# [Written request]
Repeat every line of the listing below exactly, minus the pictures.

# [Exercise input]
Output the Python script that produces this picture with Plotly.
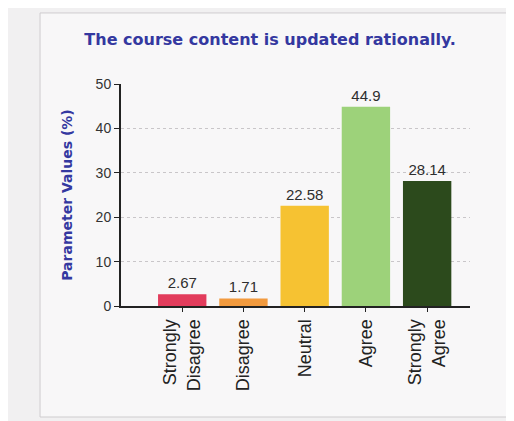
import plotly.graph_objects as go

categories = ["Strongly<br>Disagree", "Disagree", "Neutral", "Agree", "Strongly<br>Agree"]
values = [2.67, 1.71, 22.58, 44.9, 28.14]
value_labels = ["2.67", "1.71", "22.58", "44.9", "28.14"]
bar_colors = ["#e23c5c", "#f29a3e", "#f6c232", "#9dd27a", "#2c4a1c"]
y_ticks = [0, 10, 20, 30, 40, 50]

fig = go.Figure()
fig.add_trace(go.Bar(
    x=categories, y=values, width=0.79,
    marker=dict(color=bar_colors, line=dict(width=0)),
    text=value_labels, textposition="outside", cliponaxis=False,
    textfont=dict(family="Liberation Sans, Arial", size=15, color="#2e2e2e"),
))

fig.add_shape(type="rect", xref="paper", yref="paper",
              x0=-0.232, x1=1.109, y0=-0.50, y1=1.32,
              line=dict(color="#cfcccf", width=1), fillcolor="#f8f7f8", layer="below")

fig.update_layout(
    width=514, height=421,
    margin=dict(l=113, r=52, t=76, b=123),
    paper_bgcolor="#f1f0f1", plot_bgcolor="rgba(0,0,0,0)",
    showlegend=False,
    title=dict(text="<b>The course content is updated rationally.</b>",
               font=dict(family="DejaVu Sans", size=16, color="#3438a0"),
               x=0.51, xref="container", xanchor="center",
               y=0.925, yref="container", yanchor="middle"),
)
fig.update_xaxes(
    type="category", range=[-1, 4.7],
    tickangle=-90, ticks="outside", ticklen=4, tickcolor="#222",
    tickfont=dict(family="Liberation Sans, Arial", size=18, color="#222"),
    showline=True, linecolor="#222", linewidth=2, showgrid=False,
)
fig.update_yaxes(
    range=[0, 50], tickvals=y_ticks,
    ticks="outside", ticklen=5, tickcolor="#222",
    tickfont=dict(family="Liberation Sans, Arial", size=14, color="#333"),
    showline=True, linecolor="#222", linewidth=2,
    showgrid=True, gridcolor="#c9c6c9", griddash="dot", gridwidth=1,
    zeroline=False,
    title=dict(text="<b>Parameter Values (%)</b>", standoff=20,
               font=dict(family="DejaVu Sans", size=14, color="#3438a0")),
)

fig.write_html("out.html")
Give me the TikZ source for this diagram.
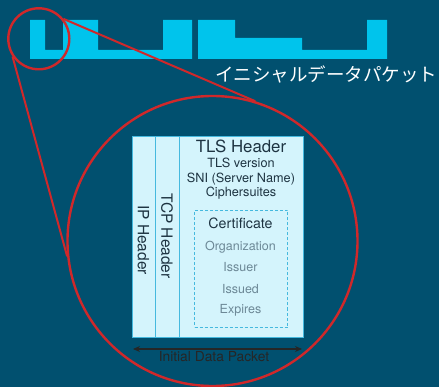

# [Exercise output]
Output the Python script that produces this picture with Plotly.
import plotly.graph_objects as go

categories = ["Strongly<br>Disagree", "Disagree", "Neutral", "Agree", "Strongly<br>Agree"]
values = [2.67, 1.71, 22.58, 44.9, 28.14]
value_labels = ["2.67", "1.71", "22.58", "44.9", "28.14"]
bar_colors = ["#e23c5c", "#f29a3e", "#f6c232", "#9dd27a", "#2c4a1c"]
y_ticks = [0, 10, 20, 30, 40, 50]

fig = go.Figure()
fig.add_trace(go.Bar(
    x=categories, y=values, width=0.79,
    marker=dict(color=bar_colors, line=dict(width=0)),
    text=value_labels, textposition="outside", cliponaxis=False,
    textfont=dict(family="Liberation Sans, Arial", size=15, color="#2e2e2e"),
))

fig.add_shape(type="rect", xref="paper", yref="paper",
              x0=-0.232, x1=1.109, y0=-0.50, y1=1.32,
              line=dict(color="#cfcccf", width=1), fillcolor="#f8f7f8", layer="below")

fig.update_layout(
    width=514, height=421,
    margin=dict(l=113, r=52, t=76, b=123),
    paper_bgcolor="#f1f0f1", plot_bgcolor="rgba(0,0,0,0)",
    showlegend=False,
    title=dict(text="<b>The course content is updated rationally.</b>",
               font=dict(family="DejaVu Sans", size=16, color="#3438a0"),
               x=0.51, xref="container", xanchor="center",
               y=0.925, yref="container", yanchor="middle"),
)
fig.update_xaxes(
    type="category", range=[-1, 4.7],
    tickangle=-90, ticks="outside", ticklen=4, tickcolor="#222",
    tickfont=dict(family="Liberation Sans, Arial", size=18, color="#222"),
    showline=True, linecolor="#222", linewidth=2, showgrid=False,
)
fig.update_yaxes(
    range=[0, 50], tickvals=y_ticks,
    ticks="outside", ticklen=5, tickcolor="#222",
    tickfont=dict(family="Liberation Sans, Arial", size=14, color="#333"),
    showline=True, linecolor="#222", linewidth=2,
    showgrid=True, gridcolor="#c9c6c9", griddash="dot", gridwidth=1,
    zeroline=False,
    title=dict(text="<b>Parameter Values (%)</b>", standoff=20,
               font=dict(family="DejaVu Sans", size=14, color="#3438a0")),
)

fig.write_html("out.html")
Give me the TikZ source for this diagram.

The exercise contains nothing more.